**INPUT MATERIAL**.
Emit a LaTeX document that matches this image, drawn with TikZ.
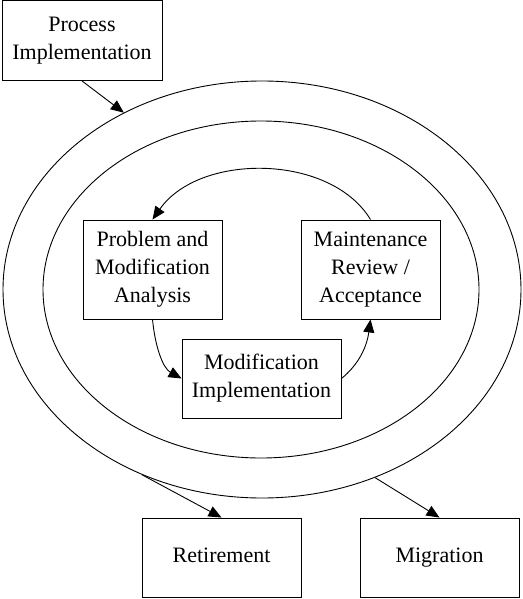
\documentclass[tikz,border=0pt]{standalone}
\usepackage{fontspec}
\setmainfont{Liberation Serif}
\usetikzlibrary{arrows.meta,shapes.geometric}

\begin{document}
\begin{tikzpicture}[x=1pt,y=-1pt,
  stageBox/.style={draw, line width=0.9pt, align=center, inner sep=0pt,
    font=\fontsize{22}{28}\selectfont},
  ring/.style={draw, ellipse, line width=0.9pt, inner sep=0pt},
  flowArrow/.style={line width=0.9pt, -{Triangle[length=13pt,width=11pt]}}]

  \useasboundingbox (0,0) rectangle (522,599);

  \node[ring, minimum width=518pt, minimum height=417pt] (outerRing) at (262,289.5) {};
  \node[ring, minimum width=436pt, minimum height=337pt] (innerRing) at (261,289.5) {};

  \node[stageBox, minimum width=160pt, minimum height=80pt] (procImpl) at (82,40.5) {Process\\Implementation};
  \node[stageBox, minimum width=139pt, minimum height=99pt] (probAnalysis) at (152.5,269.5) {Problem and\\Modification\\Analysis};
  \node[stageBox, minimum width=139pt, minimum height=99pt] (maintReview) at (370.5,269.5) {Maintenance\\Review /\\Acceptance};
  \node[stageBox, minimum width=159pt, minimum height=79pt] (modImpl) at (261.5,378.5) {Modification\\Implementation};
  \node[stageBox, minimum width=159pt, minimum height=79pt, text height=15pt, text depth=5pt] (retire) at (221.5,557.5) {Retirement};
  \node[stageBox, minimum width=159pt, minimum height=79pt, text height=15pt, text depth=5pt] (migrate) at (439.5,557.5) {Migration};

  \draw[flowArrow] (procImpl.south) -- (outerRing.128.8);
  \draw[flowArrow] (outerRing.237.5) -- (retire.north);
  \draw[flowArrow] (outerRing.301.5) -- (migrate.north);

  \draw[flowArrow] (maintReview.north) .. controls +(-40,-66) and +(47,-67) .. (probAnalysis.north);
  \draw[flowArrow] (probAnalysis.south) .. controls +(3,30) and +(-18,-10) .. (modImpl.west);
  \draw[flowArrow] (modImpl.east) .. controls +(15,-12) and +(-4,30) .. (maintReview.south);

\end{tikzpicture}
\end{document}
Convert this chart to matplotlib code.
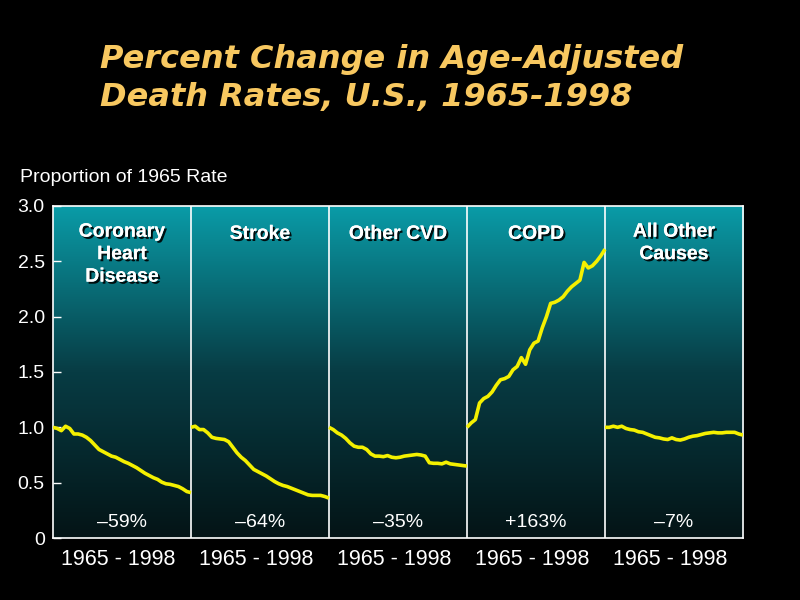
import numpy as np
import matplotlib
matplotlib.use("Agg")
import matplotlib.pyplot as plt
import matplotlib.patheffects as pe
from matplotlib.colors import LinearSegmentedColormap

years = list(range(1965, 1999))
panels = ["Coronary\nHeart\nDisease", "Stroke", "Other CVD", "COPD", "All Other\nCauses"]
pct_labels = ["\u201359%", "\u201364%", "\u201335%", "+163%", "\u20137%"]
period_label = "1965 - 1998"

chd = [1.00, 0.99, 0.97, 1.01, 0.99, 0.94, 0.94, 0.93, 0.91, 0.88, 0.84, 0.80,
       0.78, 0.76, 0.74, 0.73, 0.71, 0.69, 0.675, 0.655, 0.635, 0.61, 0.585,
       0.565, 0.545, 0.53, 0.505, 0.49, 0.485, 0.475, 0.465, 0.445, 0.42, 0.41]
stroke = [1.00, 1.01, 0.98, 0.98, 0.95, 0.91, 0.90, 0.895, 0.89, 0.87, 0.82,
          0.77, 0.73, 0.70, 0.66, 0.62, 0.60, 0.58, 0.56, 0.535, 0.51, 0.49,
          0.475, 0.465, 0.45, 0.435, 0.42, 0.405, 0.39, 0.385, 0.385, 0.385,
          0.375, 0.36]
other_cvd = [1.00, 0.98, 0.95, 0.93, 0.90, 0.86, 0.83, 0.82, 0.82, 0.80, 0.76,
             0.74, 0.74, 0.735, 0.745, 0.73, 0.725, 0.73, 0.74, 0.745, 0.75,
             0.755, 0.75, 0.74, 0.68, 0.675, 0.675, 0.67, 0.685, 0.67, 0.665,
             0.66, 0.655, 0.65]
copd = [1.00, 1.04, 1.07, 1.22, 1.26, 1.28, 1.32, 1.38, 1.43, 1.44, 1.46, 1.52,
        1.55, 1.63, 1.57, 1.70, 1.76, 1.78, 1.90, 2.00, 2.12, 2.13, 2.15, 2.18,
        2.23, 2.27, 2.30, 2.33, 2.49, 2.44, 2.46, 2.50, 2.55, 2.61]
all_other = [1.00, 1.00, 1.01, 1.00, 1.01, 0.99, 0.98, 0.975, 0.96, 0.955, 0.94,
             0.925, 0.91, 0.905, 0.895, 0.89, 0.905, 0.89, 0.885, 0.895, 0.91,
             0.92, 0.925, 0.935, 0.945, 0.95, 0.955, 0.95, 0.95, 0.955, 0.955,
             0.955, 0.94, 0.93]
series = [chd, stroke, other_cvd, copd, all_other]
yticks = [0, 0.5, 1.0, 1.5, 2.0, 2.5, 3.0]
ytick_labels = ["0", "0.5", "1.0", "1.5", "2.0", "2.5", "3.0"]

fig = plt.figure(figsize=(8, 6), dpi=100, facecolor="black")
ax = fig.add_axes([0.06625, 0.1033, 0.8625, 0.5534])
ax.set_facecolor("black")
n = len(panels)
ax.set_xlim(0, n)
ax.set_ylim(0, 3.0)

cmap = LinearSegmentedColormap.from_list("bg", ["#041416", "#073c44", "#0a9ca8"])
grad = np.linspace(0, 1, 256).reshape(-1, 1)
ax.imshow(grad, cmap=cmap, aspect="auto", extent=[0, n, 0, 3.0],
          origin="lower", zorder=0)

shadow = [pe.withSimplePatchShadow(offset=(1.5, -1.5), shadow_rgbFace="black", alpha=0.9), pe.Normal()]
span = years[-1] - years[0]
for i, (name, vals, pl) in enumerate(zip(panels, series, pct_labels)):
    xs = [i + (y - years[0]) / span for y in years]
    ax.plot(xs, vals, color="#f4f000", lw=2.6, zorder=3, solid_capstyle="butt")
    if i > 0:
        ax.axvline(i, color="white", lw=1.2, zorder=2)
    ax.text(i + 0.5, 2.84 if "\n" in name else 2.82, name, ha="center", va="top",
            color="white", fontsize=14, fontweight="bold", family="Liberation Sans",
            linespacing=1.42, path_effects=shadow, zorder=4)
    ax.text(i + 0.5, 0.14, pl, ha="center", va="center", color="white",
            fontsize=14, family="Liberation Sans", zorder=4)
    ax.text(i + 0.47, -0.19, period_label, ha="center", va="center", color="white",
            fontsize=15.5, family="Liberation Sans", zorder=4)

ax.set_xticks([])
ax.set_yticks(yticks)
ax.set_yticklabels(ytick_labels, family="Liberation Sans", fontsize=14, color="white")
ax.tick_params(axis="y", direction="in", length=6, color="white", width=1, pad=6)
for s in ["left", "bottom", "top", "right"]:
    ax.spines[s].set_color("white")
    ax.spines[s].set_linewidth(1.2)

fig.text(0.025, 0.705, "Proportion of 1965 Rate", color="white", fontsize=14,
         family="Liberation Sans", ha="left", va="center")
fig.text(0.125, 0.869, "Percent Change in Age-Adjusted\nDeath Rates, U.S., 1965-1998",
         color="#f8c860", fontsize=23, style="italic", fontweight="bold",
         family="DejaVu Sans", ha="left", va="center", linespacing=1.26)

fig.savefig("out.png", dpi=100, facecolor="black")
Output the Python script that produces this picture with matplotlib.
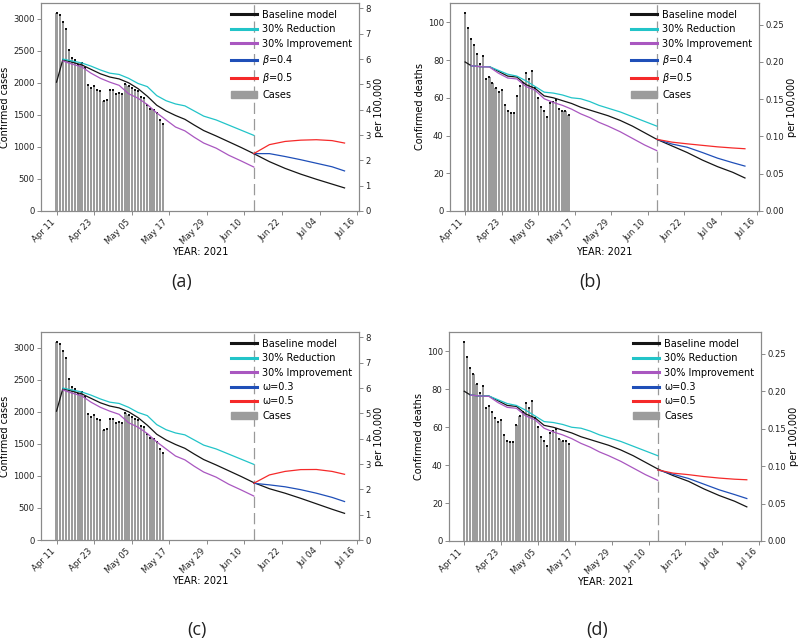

**DO THIS**. Return the material line for line, from its beginning to the line that contains "(0,0) rectangle (522,599);", with the pictures left out.

**EXERCISE RESPONSE**.
Emit a LaTeX document that matches this image, drawn with TikZ.
\documentclass[tikz,border=0pt]{standalone}
\usepackage{fontspec}
\setmainfont{Liberation Serif}
\usetikzlibrary{arrows.meta,shapes.geometric}

\begin{document}
\begin{tikzpicture}[x=1pt,y=-1pt,
  stageBox/.style={draw, line width=0.9pt, align=center, inner sep=0pt,
    font=\fontsize{22}{28}\selectfont},
  ring/.style={draw, ellipse, line width=0.9pt, inner sep=0pt},
  flowArrow/.style={line width=0.9pt, -{Triangle[length=13pt,width=11pt]}}]

  \useasboundingbox (0,0) rectangle (522,599);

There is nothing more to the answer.